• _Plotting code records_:
'''

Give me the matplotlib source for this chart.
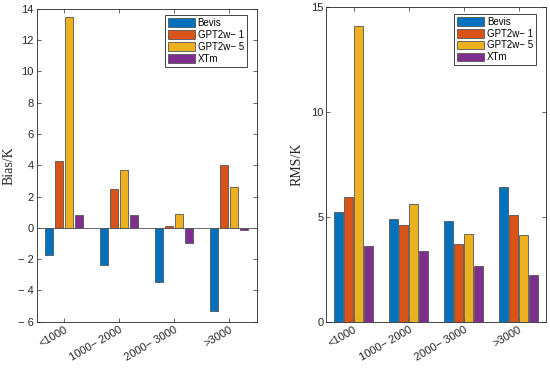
import numpy as np
import matplotlib.pyplot as plt

groups = ['<1000', '1000~2000', '2000~3000', '>3000']
models = ['Bevis', 'GPT2w-1', 'GPT2w-5', 'XTm']
colors = ['#0072BD', '#D95319', '#EDB120', '#7E2F8E']

bias = {
    'Bevis':   [-1.75, -2.40, -3.45, -5.35],
    'GPT2w-1': [4.27, 2.45, 0.13, 4.02],
    'GPT2w-5': [13.45, 3.72, 0.85, 2.58],
    'XTm':     [0.82, 0.82, -0.97, -0.15],
}
rms = {
    'Bevis':   [5.23, 4.93, 4.82, 6.44],
    'GPT2w-1': [5.96, 4.64, 3.74, 5.12],
    'GPT2w-5': [14.10, 5.61, 4.21, 4.13],
    'XTm':     [3.61, 3.37, 2.67, 2.26],
}
labels = ['Bevis', 'GPT2w\u2212 1', 'GPT2w\u2212 5', 'XTm']
xlabels = ['<1000', '1000\u2212 2000', '2000\u2212 3000', '>3000']

plt.rcParams['font.family'] = ['Liberation Sans', 'DejaVu Sans']

fig = plt.figure(figsize=(5.5, 3.68), dpi=100)
ax1 = fig.add_axes([0.0667, 0.126, 0.400, 0.850])
ax2 = fig.add_axes([0.593, 0.125, 0.400, 0.855])

x = np.arange(1, len(groups) + 1)
slot = 0.182
w = 0.152

def draw(ax, data, ylim, yticks, ylabel, labx):
    for i, m in enumerate(models):
        ax.bar(x + (i - 1.5) * slot, data[m], w, color=colors[i],
               edgecolor='#555555', linewidth=0.6, label=labels[i], zorder=2)
    ax.axhline(0, color='#555555', linewidth=0.6, zorder=3)
    ax.set_xlim(0.5, 4.5)
    ax.set_ylim(*ylim)
    ax.set_yticks(yticks)
    ax.set_yticklabels([str(t).replace('-', '\u2212 ') for t in yticks])
    ax.set_xticks(x)
    ax.set_xticklabels(xlabels, rotation=30, ha='right', rotation_mode='anchor')
    ax.tick_params(direction='in', length=3, width=0.5, labelsize=8, pad=2,
                   colors='#262626', top=True, right=True)
    for s in ax.spines.values():
        s.set_linewidth(0.6)
        s.set_color('#262626')
    ax.set_ylabel(ylabel, family='Liberation Serif', fontsize=10, color='#262626')
    ax.yaxis.set_label_coords(labx, 0.5)
    leg = ax.legend(loc='upper right', bbox_to_anchor=(0.955, 0.98),
                    borderaxespad=0, fontsize=7, fancybox=False,
                    edgecolor='#262626', framealpha=1, handlelength=2.8,
                    handleheight=1.0, borderpad=0.3, labelspacing=0.2,
                    handletextpad=0.3)
    leg.get_frame().set_linewidth(0.6)

draw(ax1, bias, (-6, 14), list(range(-6, 15, 2)), 'Bias/K', -0.098)
draw(ax2, rms, (0, 15), [0, 5, 10, 15], 'RMS/K', -0.105)

fig.savefig('out.png', dpi=100)
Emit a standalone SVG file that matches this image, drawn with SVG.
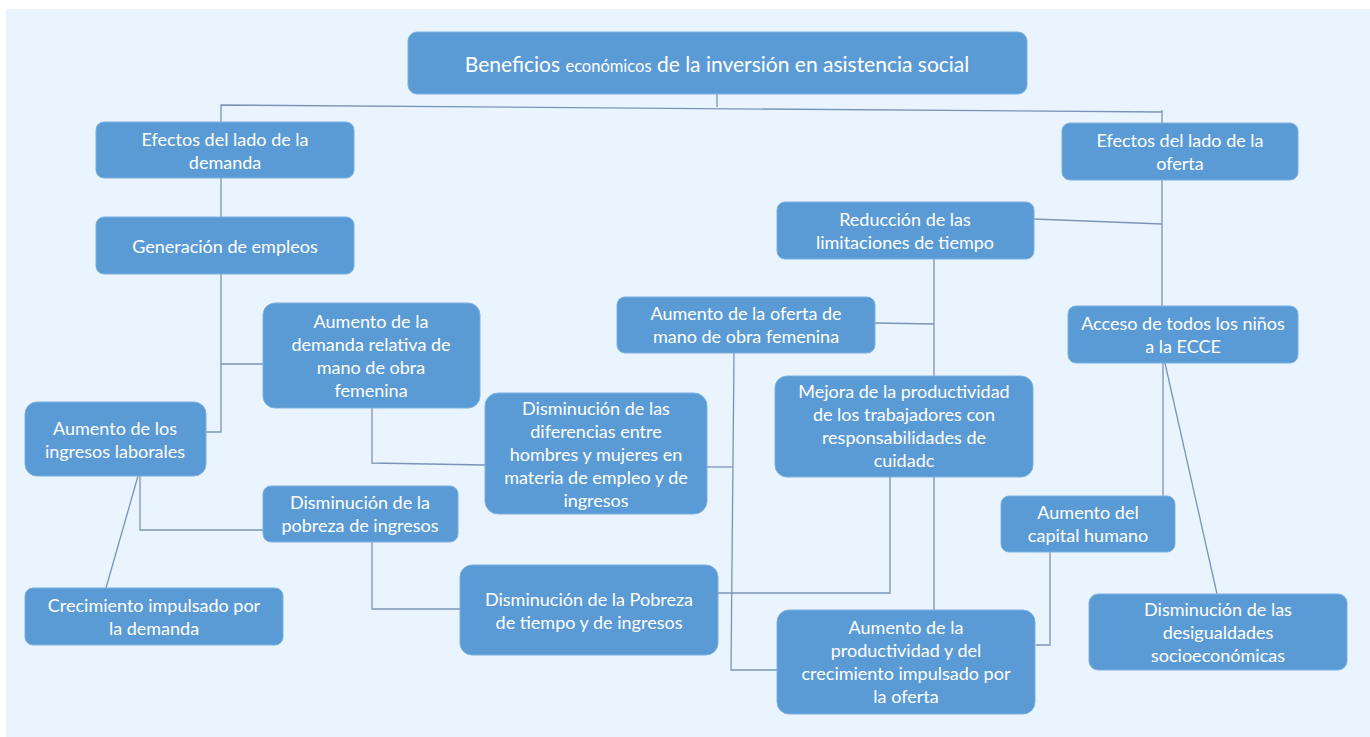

'''

• _BRIEF_: Quote every record above exactly, leaving out any pictures.

• _OUTPUT OF THE EXERCISE_:
Give me the matplotlib source for this chart.
import numpy as np
import matplotlib.pyplot as plt

groups = ['<1000', '1000~2000', '2000~3000', '>3000']
models = ['Bevis', 'GPT2w-1', 'GPT2w-5', 'XTm']
colors = ['#0072BD', '#D95319', '#EDB120', '#7E2F8E']

bias = {
    'Bevis':   [-1.75, -2.40, -3.45, -5.35],
    'GPT2w-1': [4.27, 2.45, 0.13, 4.02],
    'GPT2w-5': [13.45, 3.72, 0.85, 2.58],
    'XTm':     [0.82, 0.82, -0.97, -0.15],
}
rms = {
    'Bevis':   [5.23, 4.93, 4.82, 6.44],
    'GPT2w-1': [5.96, 4.64, 3.74, 5.12],
    'GPT2w-5': [14.10, 5.61, 4.21, 4.13],
    'XTm':     [3.61, 3.37, 2.67, 2.26],
}
labels = ['Bevis', 'GPT2w\u2212 1', 'GPT2w\u2212 5', 'XTm']
xlabels = ['<1000', '1000\u2212 2000', '2000\u2212 3000', '>3000']

plt.rcParams['font.family'] = ['Liberation Sans', 'DejaVu Sans']

fig = plt.figure(figsize=(5.5, 3.68), dpi=100)
ax1 = fig.add_axes([0.0667, 0.126, 0.400, 0.850])
ax2 = fig.add_axes([0.593, 0.125, 0.400, 0.855])

x = np.arange(1, len(groups) + 1)
slot = 0.182
w = 0.152

def draw(ax, data, ylim, yticks, ylabel, labx):
    for i, m in enumerate(models):
        ax.bar(x + (i - 1.5) * slot, data[m], w, color=colors[i],
               edgecolor='#555555', linewidth=0.6, label=labels[i], zorder=2)
    ax.axhline(0, color='#555555', linewidth=0.6, zorder=3)
    ax.set_xlim(0.5, 4.5)
    ax.set_ylim(*ylim)
    ax.set_yticks(yticks)
    ax.set_yticklabels([str(t).replace('-', '\u2212 ') for t in yticks])
    ax.set_xticks(x)
    ax.set_xticklabels(xlabels, rotation=30, ha='right', rotation_mode='anchor')
    ax.tick_params(direction='in', length=3, width=0.5, labelsize=8, pad=2,
                   colors='#262626', top=True, right=True)
    for s in ax.spines.values():
        s.set_linewidth(0.6)
        s.set_color('#262626')
    ax.set_ylabel(ylabel, family='Liberation Serif', fontsize=10, color='#262626')
    ax.yaxis.set_label_coords(labx, 0.5)
    leg = ax.legend(loc='upper right', bbox_to_anchor=(0.955, 0.98),
                    borderaxespad=0, fontsize=7, fancybox=False,
                    edgecolor='#262626', framealpha=1, handlelength=2.8,
                    handleheight=1.0, borderpad=0.3, labelspacing=0.2,
                    handletextpad=0.3)
    leg.get_frame().set_linewidth(0.6)

draw(ax1, bias, (-6, 14), list(range(-6, 15, 2)), 'Bias/K', -0.098)
draw(ax2, rms, (0, 15), [0, 5, 10, 15], 'RMS/K', -0.105)

fig.savefig('out.png', dpi=100)
Emit a standalone SVG file that matches this image, drawn with SVG.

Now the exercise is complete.